Document in his name, a plea concerning a land dispute "inrolled at Westminster before Oliver St. John & his associated Justices of the Comon Bench of the Terme of Easter". Signed above the tag "Robinson".

1 page large oblong folio on vellum, c. 18 x 27 ins, with elaborate pen and wash decoration to the first three words and their initials, as well as along the left and right margins, with the major portion of the Seal of the Court of Common Bench [of which an indistinct impression only remains]. Westminster, 11 May 1657. 


An elaborate and very beautiful document, with the very rare Seal of the Court of Common Bench, albeit in an indistinct impression on which only the recto, showing the House of Commons, bears a distinguishable image.

The document concerns a land dispute in which ". . .Andrew Hilly & Nicholas Peryn in their proper persons doe demand against Edward Giles rent twelve messuages fifty gardens three hundred acres of land thirty acres of meadow one hundred & twenty acres of pasture thirty acres of wood & one hundred acres of furze & heath with the appurtenances . . .". Interestingly, the document further refers to the fact that Andrew Hilly and Nicholas Peryn were resident in ". . . the tenements aforesaid with the appurtenances in their demesne as of fee & right in the time of peace in the time of Charles late king of England takeing thereof the profits to the value. . ." The judgement appears to have gone in favour of Hilly and Peryn, as their opponent did not appear in Court when summoned ". . . but departed in contempt of the Court & maketh default".

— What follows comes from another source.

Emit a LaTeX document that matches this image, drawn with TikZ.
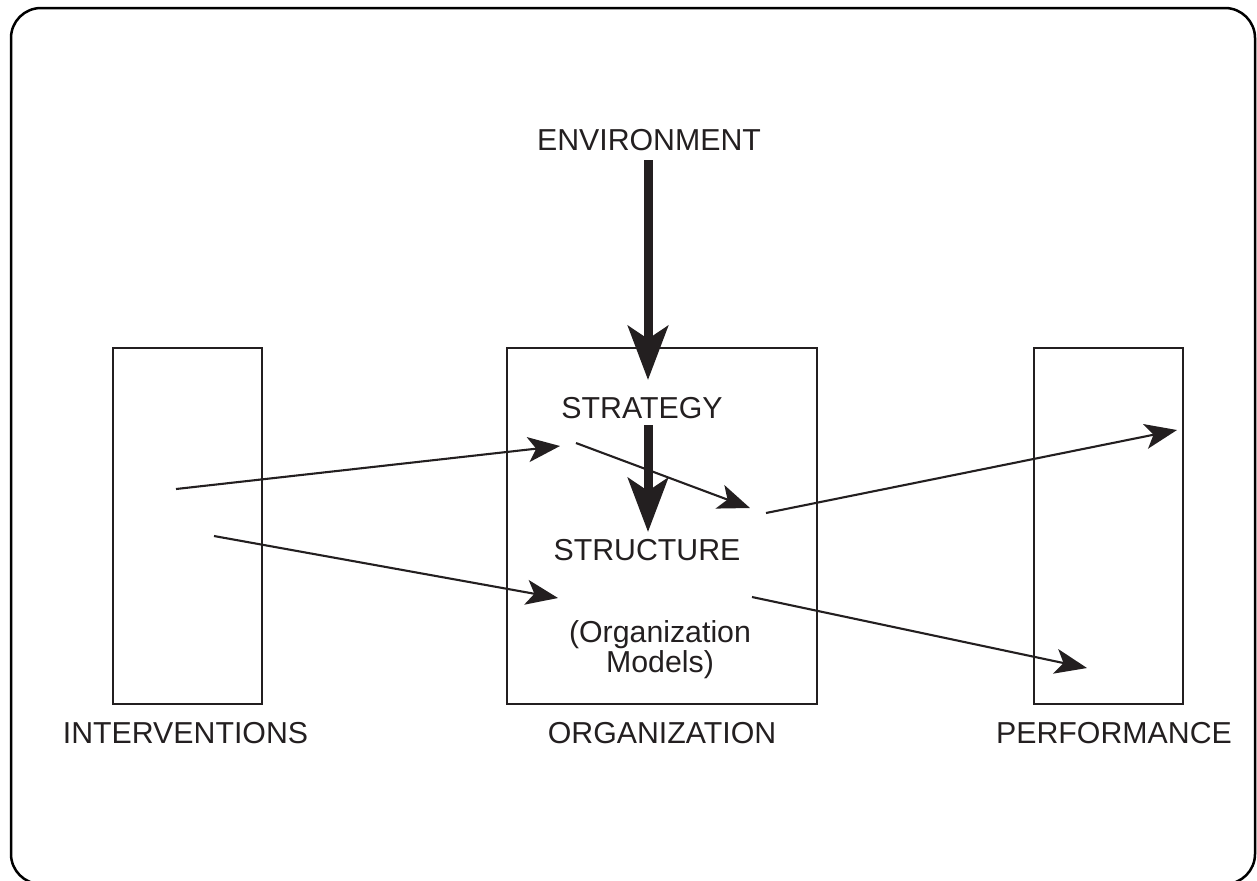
\documentclass[tikz,border=0pt]{standalone}
\usepackage{fontspec}
\setmainfont{Liberation Sans}
\usetikzlibrary{arrows.meta}
\definecolor{ink}{HTML}{231F20}
\begin{document}
\begin{tikzpicture}[x=0.5pt, y=-0.5pt,
  lbl/.style={inner sep=0pt, text=ink, font=\fontsize{15.15pt}{15pt}\selectfont},
  panel/.style={draw=ink, line width=1pt, inner sep=0pt, minimum width=74.5pt, minimum height=178pt},
  bigarrow/.style={draw=ink, line width=4.5pt, -{Stealth[length=27pt, width=20pt, inset=6.5pt]}},
  thinarrow/.style={draw=ink, line width=1.05pt, -{Stealth[length=16pt, width=12.5pt, inset=4pt]}}]
  \useasboundingbox (0,0) rectangle (1257,880);
  % outer frame
  \draw[line width=1.25pt, rounded corners=15pt] (11,8) rectangle (1255,884);

  % three panels
  \node[panel] (interv) at (187.5,526) {};
  \node[panel, minimum width=155pt] (org) at (662,526) {};
  \node[panel] (perf) at (1108.5,526) {};

  % labels
  \node[lbl] (envlbl) at (649,140.5) {ENVIRONMENT};
  \node[lbl] (intlbl) at (185.5,733.5) {INTERVENTIONS};
  \node[lbl] (orglbl) at (662,733.5) {ORGANIZATION};
  \node[lbl] (perflbl) at (1114,733.5) {PERFORMANCE};
  \node[lbl] (strat) at (642,408) {STRATEGY};
  \node[lbl] (struct) at (647,550) {STRUCTURE};
  \node[lbl, align=center] (models) at (660,650) {(Organization\\Models)};

  % arrow end points
  \coordinate (e1) at (648,160);
  \coordinate (e2) at (648,380);
  \coordinate (s1) at (648,425);
  \coordinate (s2) at (648,532);
  \coordinate (a1) at (176,489);
  \coordinate (a2) at (560,446);
  \coordinate (b1) at (576,443);
  \coordinate (b2) at (750,508);
  \coordinate (c1) at (766,513);
  \coordinate (c2) at (1177,430);
  \coordinate (d1) at (214,536);
  \coordinate (d2) at (558,598);
  \coordinate (f1) at (752,597);
  \coordinate (f2) at (1087,668);

  % environment drives strategy, strategy drives structure
  \draw[bigarrow] (e1) -- (e2);
  \draw[bigarrow] (s1) -- (s2);

  % interventions through the organization to performance
  \draw[thinarrow] (a1) -- (a2);
  \draw[thinarrow] (b1) -- (b2);
  \draw[thinarrow] (c1) -- (c2);
  \draw[thinarrow] (d1) -- (d2);
  \draw[thinarrow] (f1) -- (f2);
\end{tikzpicture}
\end{document}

The Robinson who signed the document is most likely Sir Thomas Robinson who "in Hilary term 1657 . . . was able to purchase the immensely lucrative office of chief protonotary of the common pleas. This office usually changed hands for over £5000." ( DNB ).

The justice presiding over the trial, Oliver St. John, had been king's solicitor to Charles I, but he was also a supporter of Parliament and a key figure in bringing Archbishop Laud to trial for treason. In 1648 he was appointed Lord Chief Justice of the Common Pleas, a post which he only lost in 1660 with the Restoration.

A magnificent document in excellent condition.